◆ **DATA ROWS**
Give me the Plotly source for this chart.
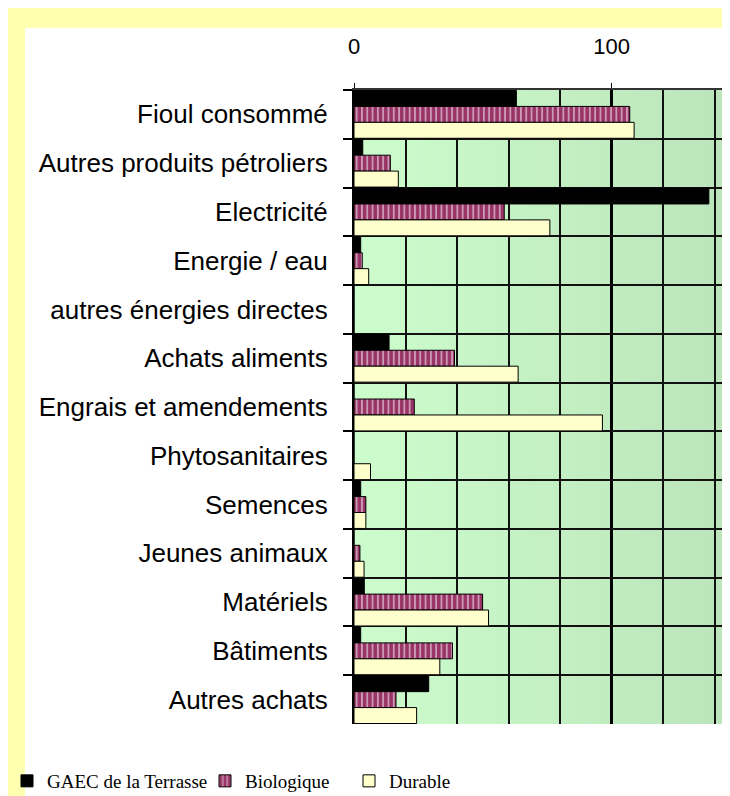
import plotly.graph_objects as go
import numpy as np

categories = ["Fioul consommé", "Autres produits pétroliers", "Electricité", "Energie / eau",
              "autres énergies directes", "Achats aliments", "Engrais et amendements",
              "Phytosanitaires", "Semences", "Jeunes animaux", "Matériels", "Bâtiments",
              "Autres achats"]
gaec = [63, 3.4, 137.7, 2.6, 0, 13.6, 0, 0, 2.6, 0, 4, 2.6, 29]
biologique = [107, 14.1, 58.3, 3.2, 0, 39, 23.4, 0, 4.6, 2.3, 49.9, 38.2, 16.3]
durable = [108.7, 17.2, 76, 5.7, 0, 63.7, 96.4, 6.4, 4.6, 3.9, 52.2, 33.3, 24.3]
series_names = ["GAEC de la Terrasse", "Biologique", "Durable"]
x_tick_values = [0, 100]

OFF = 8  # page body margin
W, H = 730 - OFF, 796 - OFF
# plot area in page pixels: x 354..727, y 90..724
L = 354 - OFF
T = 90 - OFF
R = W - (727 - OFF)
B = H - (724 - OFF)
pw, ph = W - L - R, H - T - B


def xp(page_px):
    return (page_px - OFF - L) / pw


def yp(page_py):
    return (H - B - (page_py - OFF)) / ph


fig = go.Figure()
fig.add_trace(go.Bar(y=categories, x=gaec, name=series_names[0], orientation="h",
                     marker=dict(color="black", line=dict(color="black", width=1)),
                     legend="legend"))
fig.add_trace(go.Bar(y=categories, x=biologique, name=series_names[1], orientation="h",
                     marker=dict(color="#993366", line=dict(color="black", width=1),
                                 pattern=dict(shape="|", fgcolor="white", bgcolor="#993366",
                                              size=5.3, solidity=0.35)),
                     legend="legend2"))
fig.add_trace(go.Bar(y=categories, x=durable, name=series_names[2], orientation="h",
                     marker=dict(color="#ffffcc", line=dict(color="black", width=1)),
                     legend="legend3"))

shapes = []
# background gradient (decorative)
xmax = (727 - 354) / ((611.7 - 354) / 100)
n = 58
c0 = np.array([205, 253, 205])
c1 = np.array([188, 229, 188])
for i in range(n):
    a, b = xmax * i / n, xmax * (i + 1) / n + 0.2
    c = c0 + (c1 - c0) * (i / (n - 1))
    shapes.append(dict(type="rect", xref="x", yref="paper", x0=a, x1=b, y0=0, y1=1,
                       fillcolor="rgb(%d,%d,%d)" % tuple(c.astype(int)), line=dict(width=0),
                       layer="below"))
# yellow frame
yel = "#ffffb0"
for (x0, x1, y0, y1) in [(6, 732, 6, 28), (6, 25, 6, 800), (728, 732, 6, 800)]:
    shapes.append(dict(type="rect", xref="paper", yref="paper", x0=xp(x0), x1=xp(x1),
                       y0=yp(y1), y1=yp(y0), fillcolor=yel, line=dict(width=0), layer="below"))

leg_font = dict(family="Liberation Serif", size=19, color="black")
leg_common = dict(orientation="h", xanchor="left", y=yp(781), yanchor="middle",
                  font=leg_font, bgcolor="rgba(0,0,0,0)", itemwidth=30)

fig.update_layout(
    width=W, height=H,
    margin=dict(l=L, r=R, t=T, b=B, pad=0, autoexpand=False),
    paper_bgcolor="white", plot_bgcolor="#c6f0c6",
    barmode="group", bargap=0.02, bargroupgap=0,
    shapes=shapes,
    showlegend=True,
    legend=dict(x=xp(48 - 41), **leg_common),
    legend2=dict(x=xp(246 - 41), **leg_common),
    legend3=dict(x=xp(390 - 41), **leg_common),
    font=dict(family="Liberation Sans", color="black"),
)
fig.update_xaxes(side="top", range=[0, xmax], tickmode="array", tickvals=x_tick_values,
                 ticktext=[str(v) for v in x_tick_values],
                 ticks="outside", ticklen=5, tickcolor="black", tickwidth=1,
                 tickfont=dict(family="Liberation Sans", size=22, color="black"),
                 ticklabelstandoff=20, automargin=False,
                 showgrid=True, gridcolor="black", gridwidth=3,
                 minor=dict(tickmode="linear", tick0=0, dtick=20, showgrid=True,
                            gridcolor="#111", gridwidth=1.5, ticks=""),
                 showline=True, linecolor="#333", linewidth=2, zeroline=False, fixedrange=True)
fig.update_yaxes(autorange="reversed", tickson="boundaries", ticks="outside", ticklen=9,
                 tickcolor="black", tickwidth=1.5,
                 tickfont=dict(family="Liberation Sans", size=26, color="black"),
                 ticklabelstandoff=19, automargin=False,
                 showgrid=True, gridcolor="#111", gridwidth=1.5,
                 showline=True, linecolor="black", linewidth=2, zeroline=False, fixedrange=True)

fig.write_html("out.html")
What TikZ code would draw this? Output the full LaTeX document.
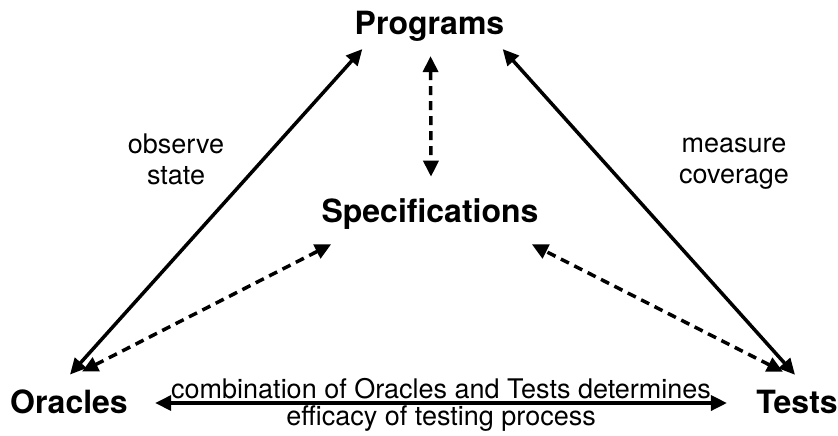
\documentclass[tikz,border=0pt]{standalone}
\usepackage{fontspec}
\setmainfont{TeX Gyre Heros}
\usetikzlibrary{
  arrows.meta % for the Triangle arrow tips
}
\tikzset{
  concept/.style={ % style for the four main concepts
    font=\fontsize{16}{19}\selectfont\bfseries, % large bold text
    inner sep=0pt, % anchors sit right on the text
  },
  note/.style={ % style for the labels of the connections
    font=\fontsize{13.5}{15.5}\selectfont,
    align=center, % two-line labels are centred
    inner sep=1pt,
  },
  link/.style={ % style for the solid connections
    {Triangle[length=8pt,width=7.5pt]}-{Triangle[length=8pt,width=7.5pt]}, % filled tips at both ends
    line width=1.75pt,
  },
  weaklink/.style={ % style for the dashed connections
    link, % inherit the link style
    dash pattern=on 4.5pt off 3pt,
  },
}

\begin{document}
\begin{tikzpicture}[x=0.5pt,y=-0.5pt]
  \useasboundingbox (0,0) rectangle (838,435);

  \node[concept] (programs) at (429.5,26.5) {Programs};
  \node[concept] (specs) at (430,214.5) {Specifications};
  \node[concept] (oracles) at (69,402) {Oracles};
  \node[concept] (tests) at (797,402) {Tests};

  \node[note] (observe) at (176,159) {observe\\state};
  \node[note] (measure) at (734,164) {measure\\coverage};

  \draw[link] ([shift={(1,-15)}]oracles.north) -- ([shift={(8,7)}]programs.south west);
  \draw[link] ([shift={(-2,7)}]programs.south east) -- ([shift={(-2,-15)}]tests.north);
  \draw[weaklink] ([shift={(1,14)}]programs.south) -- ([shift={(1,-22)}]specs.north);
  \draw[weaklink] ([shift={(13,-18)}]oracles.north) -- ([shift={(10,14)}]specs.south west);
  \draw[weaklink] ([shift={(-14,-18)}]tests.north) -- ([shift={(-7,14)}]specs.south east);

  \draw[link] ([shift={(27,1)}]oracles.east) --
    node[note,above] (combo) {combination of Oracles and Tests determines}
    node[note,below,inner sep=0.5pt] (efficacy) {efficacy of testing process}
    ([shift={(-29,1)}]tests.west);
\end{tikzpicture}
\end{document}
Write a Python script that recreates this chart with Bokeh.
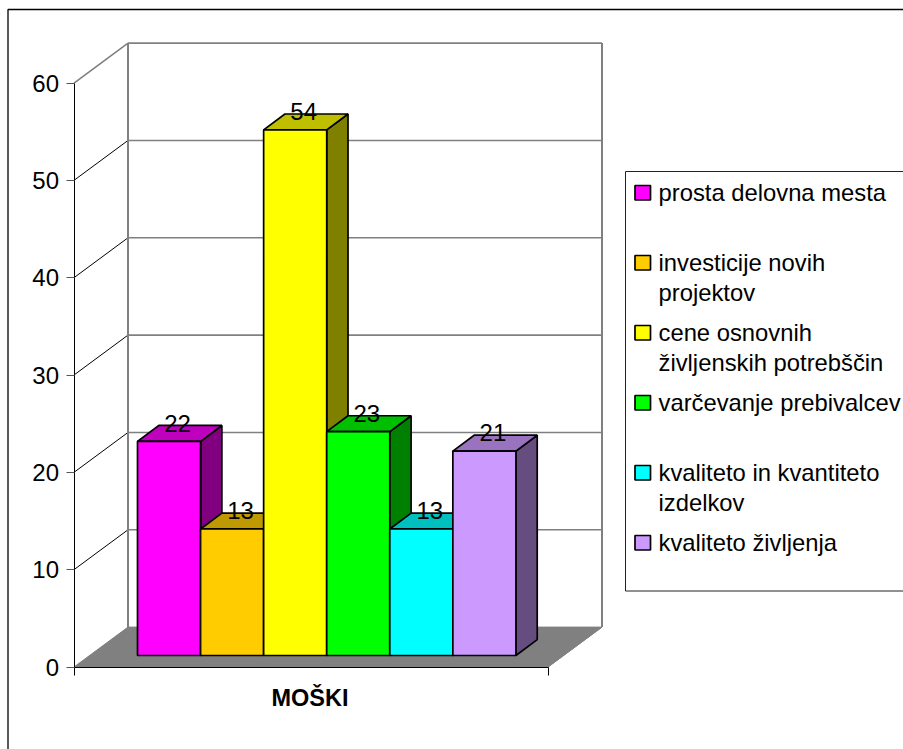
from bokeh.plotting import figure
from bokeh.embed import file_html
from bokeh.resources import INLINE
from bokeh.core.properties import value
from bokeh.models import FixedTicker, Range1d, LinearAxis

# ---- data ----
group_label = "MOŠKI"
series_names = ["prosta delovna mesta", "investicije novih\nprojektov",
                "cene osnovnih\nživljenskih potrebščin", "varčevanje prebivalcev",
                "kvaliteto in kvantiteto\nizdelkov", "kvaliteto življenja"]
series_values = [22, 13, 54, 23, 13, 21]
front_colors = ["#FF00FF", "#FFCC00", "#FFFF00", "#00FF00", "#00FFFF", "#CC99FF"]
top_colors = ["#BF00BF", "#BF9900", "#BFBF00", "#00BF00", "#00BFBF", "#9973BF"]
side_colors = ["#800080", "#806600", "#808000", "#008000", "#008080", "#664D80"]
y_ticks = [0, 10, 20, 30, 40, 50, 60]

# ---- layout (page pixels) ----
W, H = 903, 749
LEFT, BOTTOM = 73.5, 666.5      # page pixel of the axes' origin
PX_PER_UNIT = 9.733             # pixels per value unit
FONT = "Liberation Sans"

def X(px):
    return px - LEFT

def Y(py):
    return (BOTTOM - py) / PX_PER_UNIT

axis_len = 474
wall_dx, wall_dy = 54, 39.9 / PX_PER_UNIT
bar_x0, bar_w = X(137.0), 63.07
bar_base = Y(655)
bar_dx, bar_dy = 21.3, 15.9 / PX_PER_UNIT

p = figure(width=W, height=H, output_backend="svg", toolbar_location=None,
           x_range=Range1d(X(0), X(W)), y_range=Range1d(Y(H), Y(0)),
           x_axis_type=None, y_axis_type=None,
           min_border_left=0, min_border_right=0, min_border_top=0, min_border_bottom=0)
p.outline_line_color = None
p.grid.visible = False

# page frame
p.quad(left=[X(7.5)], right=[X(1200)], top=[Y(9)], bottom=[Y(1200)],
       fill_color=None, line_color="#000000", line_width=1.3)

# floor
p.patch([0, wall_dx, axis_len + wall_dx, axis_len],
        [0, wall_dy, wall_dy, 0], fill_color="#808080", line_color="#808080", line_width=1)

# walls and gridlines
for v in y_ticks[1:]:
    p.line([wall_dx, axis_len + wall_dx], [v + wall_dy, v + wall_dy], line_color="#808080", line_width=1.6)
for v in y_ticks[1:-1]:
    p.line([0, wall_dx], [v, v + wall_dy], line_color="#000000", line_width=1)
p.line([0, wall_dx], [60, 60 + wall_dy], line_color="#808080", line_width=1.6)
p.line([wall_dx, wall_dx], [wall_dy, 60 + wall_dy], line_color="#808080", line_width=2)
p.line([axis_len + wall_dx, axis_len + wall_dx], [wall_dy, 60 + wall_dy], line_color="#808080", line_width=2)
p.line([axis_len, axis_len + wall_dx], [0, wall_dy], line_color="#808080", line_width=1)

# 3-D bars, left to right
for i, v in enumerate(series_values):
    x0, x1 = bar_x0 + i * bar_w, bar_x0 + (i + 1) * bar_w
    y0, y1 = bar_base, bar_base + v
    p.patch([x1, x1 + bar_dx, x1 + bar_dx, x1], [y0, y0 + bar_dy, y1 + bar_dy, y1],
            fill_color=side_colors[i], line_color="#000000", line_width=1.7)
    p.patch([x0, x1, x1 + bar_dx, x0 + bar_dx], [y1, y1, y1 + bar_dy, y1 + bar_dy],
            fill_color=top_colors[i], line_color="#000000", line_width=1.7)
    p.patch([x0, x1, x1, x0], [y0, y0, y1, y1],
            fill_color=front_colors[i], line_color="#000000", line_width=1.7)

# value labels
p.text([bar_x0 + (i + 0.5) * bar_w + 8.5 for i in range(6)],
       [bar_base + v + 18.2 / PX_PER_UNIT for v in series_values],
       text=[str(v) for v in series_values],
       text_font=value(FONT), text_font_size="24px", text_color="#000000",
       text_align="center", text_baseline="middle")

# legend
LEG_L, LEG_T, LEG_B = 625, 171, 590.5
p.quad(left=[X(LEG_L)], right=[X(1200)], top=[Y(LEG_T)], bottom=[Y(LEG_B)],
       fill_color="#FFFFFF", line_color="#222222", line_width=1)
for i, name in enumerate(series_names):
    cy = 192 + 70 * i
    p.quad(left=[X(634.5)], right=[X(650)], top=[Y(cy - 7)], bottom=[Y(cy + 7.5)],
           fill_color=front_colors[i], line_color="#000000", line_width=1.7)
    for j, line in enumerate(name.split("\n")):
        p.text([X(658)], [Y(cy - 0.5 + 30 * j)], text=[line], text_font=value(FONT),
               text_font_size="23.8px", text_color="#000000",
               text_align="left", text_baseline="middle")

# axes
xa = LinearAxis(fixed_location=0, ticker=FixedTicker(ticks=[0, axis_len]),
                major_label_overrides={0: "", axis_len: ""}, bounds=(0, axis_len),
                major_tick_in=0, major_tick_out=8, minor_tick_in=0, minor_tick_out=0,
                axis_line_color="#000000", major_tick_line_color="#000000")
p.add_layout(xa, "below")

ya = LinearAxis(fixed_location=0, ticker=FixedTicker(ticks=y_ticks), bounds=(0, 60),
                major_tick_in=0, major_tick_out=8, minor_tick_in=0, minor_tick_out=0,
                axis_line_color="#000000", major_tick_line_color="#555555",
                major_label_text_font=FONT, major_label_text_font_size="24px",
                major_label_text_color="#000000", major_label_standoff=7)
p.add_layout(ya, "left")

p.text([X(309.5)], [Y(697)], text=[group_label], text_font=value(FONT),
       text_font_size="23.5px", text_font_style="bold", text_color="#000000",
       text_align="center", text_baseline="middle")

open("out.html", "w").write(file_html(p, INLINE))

◆ **PROBLEM REQUIREMENTS**
Pictures stay out. Print the data exactly, from its first line through the line containing "import numpy as np".

◆ **WRITTEN RESPONSE**
Give me the Plotly source for this chart.
import plotly.graph_objects as go
import numpy as np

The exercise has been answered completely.